Project Summary: Cigarette smoking is the top cause of preventable deaths in the United States including deaths from lung cancer and cardiovascular diseases. The state of Arkansas has the third highest smoking prevalence rate (24.7%), and the second highest smoking attributable cancer deaths rate (39%) in the U.S. Although quitting smoking reduce lung cancer risk, other prevention strategies including lung cancer early detection are limited because there are no validated biomarkers of lung cancer risk for smokers. Therefore, we propose a novel and robust technology, namely metabolomics, to evaluate the health impact from tobacco product usage. Metabolites of both carcinogens and endogenous cellular pathways can be simultaneously determined using this technology to screen for unknown or unexpected changes in tobacco products.  The specific goals of this pilot feasibility study are to investigate the metabolic profiles, intermediate biomarkers, and their correlation among tobacco users (cigarette and smokeless) using human blood samples from the 2006-2008 Arkansas Cardiovascular Health Examination Survey (ARCHES), conducted by the Arkansas Department of Health (ADH). Our specific aims are: 1. using robust technology to determine metabolomic profiles for never, current smokers, and smokeless tobacco (ST) users; 2. compare intermediate biomarkers of adverse health outcomes (such as inflammatory markers and lipid profiles) for never, current smokers, and ST users; and 3. identify metabolomics profiles that are correlated with the intermediate biomarkers of adverse health outcomes.
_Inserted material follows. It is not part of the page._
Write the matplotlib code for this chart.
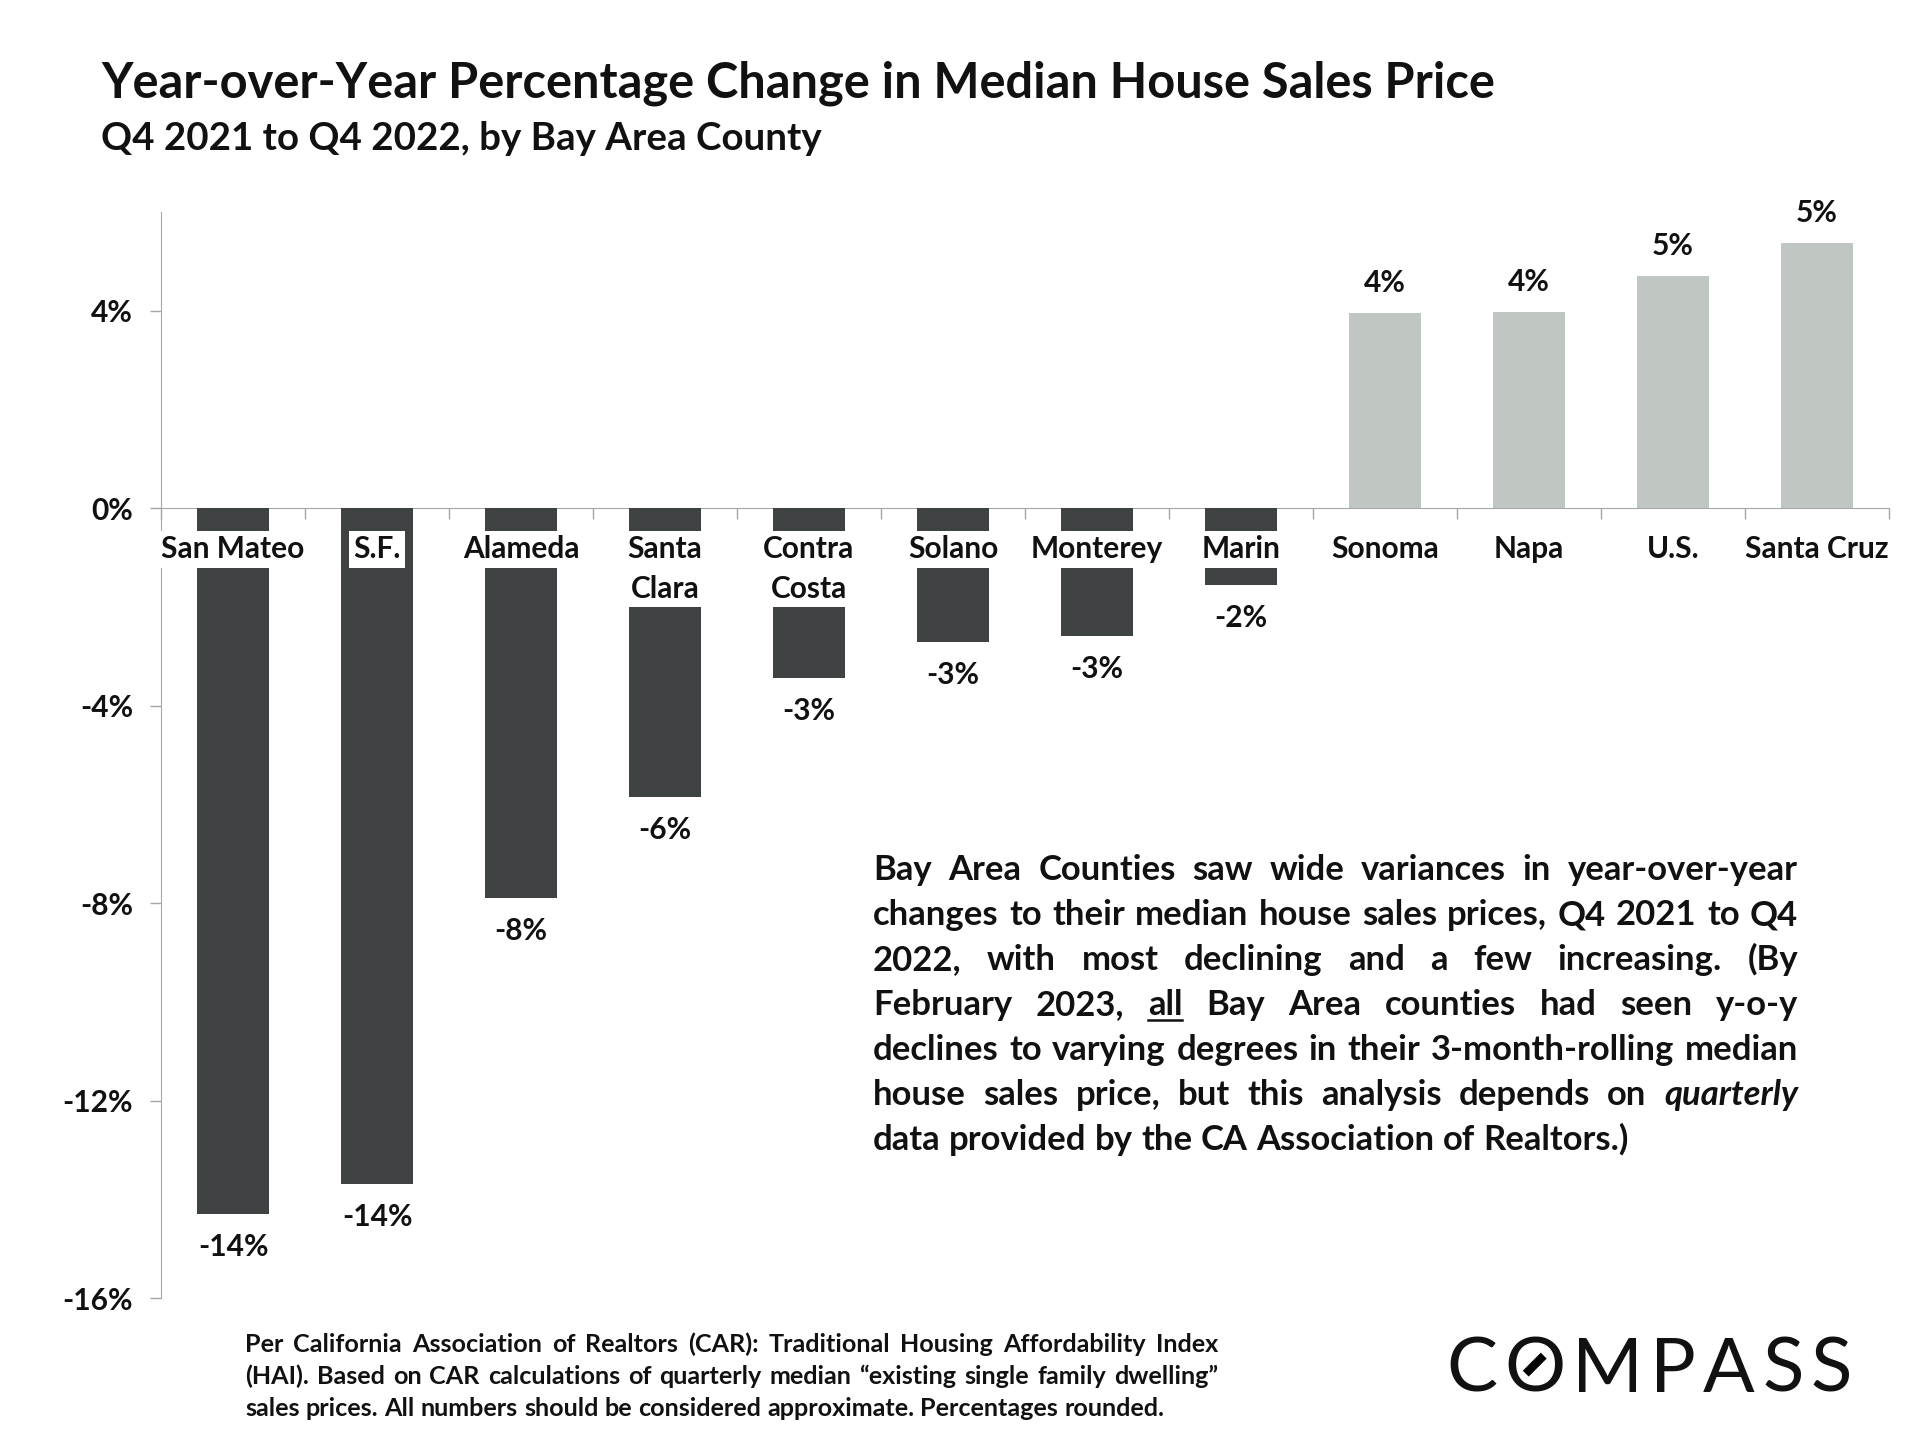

This study will provide important pilot data for feasibility, infrastructure and power calculations leading to R01 submissions that can assess and further perform follow-up for the whole ARCHES study (n=1,385) to investigate state-wide metabolomic profiling including smokers who used more diverse types of tobacco products. Ultimately, our project will be able to provide valuable mechanistic insights for tobacco-related diseases and their addictive potential to facilitate research integration into cessation programs and to advance innovative preventive/therapeutic strategies.